Buying Time

I came across an article today that talks about how much happier people can be if they use their money to buy time instead of things. In other words, pay other people to do things you don’t want to do yourself, which frees up your time to do the things you’d rather do. I’d never really thought about this in those terms, but I can definitely see the appeal, and I think it’s something I’ve started to do more and more often.

Take home construction projects. For the first long while at my house, I focused on trying to do these projects myself. My basic thought was that if I could do them alone or with help, then I should do them. After all, think of the money I was saving! Except as time went on, I realized that by doing the projects myself, I was making life miserable for me. I was way too busy in the fall, I was stressed about doing things the wrong way, and I was ending up with results which weren’t as good as they could have been if I paid to have the job done.

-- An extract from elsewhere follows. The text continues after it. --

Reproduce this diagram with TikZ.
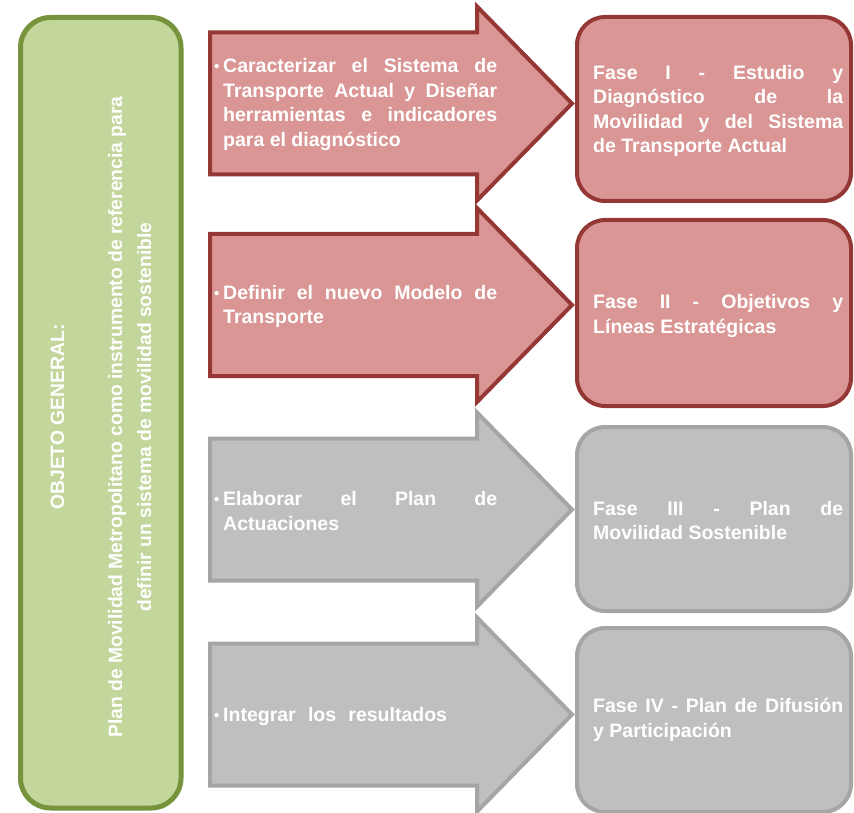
\documentclass[tikz,border=0pt]{standalone}
\usepackage{fontspec}
\setmainfont{Liberation Sans}
\definecolor{redfill}{HTML}{D99694}
\definecolor{redline}{HTML}{953735}
\definecolor{grayfill}{HTML}{BFBFBF}
\definecolor{grayline}{HTML}{A5A5A5}
\definecolor{greenfill}{HTML}{C3D69B}
\definecolor{greenline}{HTML}{77933C}
\tikzset{
  redshape/.style={fill=redfill,draw=redline,line width=4pt,line join=miter},
  grayshape/.style={fill=grayfill,draw=grayline,line width=4pt,line join=miter},
  phasebox/.style={rounded corners=28pt},
  txt/.style={inner sep=0pt,anchor=west,text=white,font=\fontsize{19.5}{24.5}\selectfont\bfseries},
  objtxt/.style={inner sep=0pt,text=white,align=center,rotate=90,font=\fontsize{19.3}{29}\selectfont\bfseries},
}
\newcommand\bigarrow[2]{%
  \draw[#1] (210,#2-71) -- (477,#2-71) -- (477,#2-97) -- (572,#2) -- (477,#2+97) -- (477,#2+71) -- (210,#2+71) -- cycle;}
\newcommand\bul{\makebox[9pt][l]{\raisebox{1pt}{\fontsize{15}{15}\selectfont •}}}
\newcommand\arrowtext[1]{\parbox{283pt}{\hangindent=9pt\hangafter=1 \bul #1}}
\newcommand\boxtext[1]{\parbox{250pt}{#1}}
\begin{document}
\begin{tikzpicture}[x=1pt,y=-1pt]
\useasboundingbox (0,0) rectangle (854,813);
% left objective box
\draw[fill=greenfill,draw=greenline,line width=5pt,rounded corners=30pt] (20.5,17.5) rectangle (181,808);
\node[objtxt] (obj) at (101,417) {OBJETO GENERAL:\\[29pt]Plan de Movilidad Metropolitano como instrumento de referencia para\\definir un sistema de movilidad sostenible};
% arrows
\bigarrow{redshape}{103.5}
\bigarrow{redshape}{305}
\bigarrow{grayshape}{509.5}
\bigarrow{grayshape}{714.5}
\node[txt] (a1) at (214,104.5) {\arrowtext{Caracterizar el Sistema de\linebreak Transporte Actual y Diseñar\linebreak herramientas e indicadores\linebreak para el diagnóstico}};
\node[txt] (a2) at (214,306.5) {\arrowtext{Definir el nuevo Modelo de\linebreak Transporte}};
\node[txt] (a3) at (214,511) {\arrowtext{Elaborar el Plan de\linebreak Actuaciones}};
\node[txt] (a4) at (214,716) {\arrowtext{Integrar\hspace{0.35em} los\hspace{0.35em} resultados}};
% phase boxes
\draw[redshape,phasebox] (577,17) rectangle (851,201);
\draw[redshape,phasebox] (577,220) rectangle (851,406);
\draw[grayshape,phasebox] (577,427) rectangle (851,611);
\draw[grayshape,phasebox] (577,628) rectangle (851,812);
\node[txt] (f1) at (593,111) {\boxtext{Fase I - Estudio y\linebreak Diagnóstico de la\linebreak Movilidad y del Sistema\linebreak de Transporte Actual}};
\node[txt] (f2) at (593,316) {\boxtext{Fase II - Objetivos y\linebreak Líneas Estratégicas}};
\node[txt] (f3) at (593,520.5) {\boxtext{Fase III - Plan de\linebreak Movilidad Sostenible}};
\node[txt] (f4) at (593,720) {\boxtext{Fase IV - Plan de Difusión\linebreak y Participación}};
\end{tikzpicture}
\end{document}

This isn’t to say this is always ideal. There are certainly cases where you wish you could pay someone else to do something, but you just can’t afford it. If you have to choose between renovating your house on your own, or not renovating it at all, it comes down to a question of how badly you want it renovated. For me, this article simply brought into focus the concept that time is something you can pay for as well.

All of us make a certain amount of money. It’s different for everyone, but it’s often a constant for each individual case. You make $40,000/year, or $30,000, or $70,000. Whatever it is, that’s your entire budget. Up until now, I’ve thought about what I can buy with that money in terms of experiences or things. I can buy stuff like vacations or trips to the movies or piano lessons, or I can buy stuff like televisions or books or video games. But now I recognize I can also buy time. Pay other people to do things I don’t really want to do. But even writing that statement makes me cringe. There’s this deep-seated idea that if I can do something on my own, I should.

I think I need to get past that. Not that I want to start paying my way out of chores left and right, but how we choose to allot the funds available to us is up to us. I have a limited amount of time and money. If I spend one resource to free up another, that’s a perfectly fine choice to make. If, for example, it would cost me $50/week to have someone come clean the house, that’s $2,600/year. That seems like a lot of money, but I could choose to cut out a renovation project, and suddenly I can afford the house cleaning. But maybe that’s out of my price range. What if I had someone come once a month to clean the house at that rate? Now we’re down to $600. That’s how much I saved when I cut out satellite television. So it becomes a choice: satellite TV or monthly house cleaning.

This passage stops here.